Hay líneas quebradas en nuestro planeta que separan mundos
distintos y cuyo origen se pierde en los sueños de la humanidad. Donde me
encuentro, en Tijuana, en la capital fronteriza de la Baja California, comienza
una de ellas. Es un trazo de acero que rompe los pedregosos montes e infecundos
desiertos en derredor, para avanzar raudo hacia el Este. Dicen que el actual
morador de la Casa Blanca quiere modificar este muro ya existente por uno de
alta tecnología e impedir en mayor medida el caudal de personas que buscan y
logran encontrar roturas en este desolado trazo separador.
Al otro lado, el mundo es distinto. Se llama San Diego y es
una ciudad preciosa, moderna, tan distinta y avanzada respecta a esta de México
que parece mentira que un solo trazo de acero sea capaz de tamaño contraste. Por
supuesto, admiro y me gusta (mucho) el mundo del norte. Fácilmente querría
venirme a vivir a él. En mis anteriores viajes a Estados Unidos jamás había
sentido esta llamada tan rompiente. Será el influjo de California. Cuando
visité San Francisco, hace ya muchos años, no disponía de un sentido crítico
ciudadano tan aguzado. La tierra de las oportunidades, como la llaman sus
habitantes, completa el sentido de la existencia de todo ser humano: prosperar,
mejorar, vivir libremente…
También me gusta el mundo del sur. Me recuerda algo ya
olvidado de mi niñez y juventud. Sus carencias suscitan ternura y solidaridad.
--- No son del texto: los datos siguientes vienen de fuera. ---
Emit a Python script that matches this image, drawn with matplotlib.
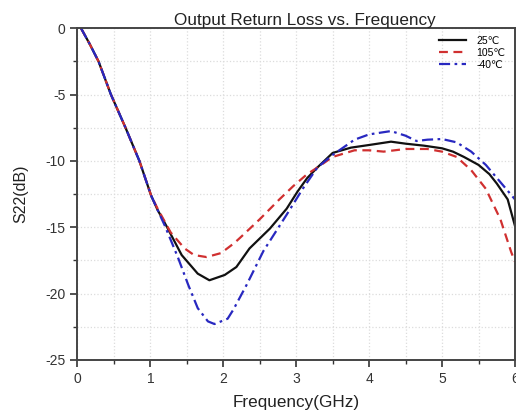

Uno llega a pensar que las gentes del sur que se internan en el norte olvidan
de inmediato de dónde vienen, porque el mundo del sur es tan distinto, tan
brutalmente inferior (en arquitectura, en infraestructuras, en comportamiento,
en respeto, en tráfico, en…), que parece lógico que uno se empeñe en querer
nutrirse de los aires del norte para insuflarlos en ese sur de donde uno
escapa. El caso es que el choque entre los dos mundos me tiene afectado.
Quizá todo sea cuestión de personalidad, de idiosincrasia, de elementos
difíciles de entender como la resignación o la indiferencia, quizá todo se
resuma en un humanismo conformista, tan afín a mis terruños de las Arribes del
Duero (tan de pueblo, que diríamos) que me exacerba. Tengo deseos de gritarles:
¿acaso no veis, no oís, no sentís? El sueño está al otro lado del muro, ahí
mismo, id y coged sus ideas, cambiadlo todo, romped la diferencia. Pero
entonces me detengo. Porque ese mismo grito, de otra manera, es lo que debería
gritarme a mí mismo en cuanto vuelva a España.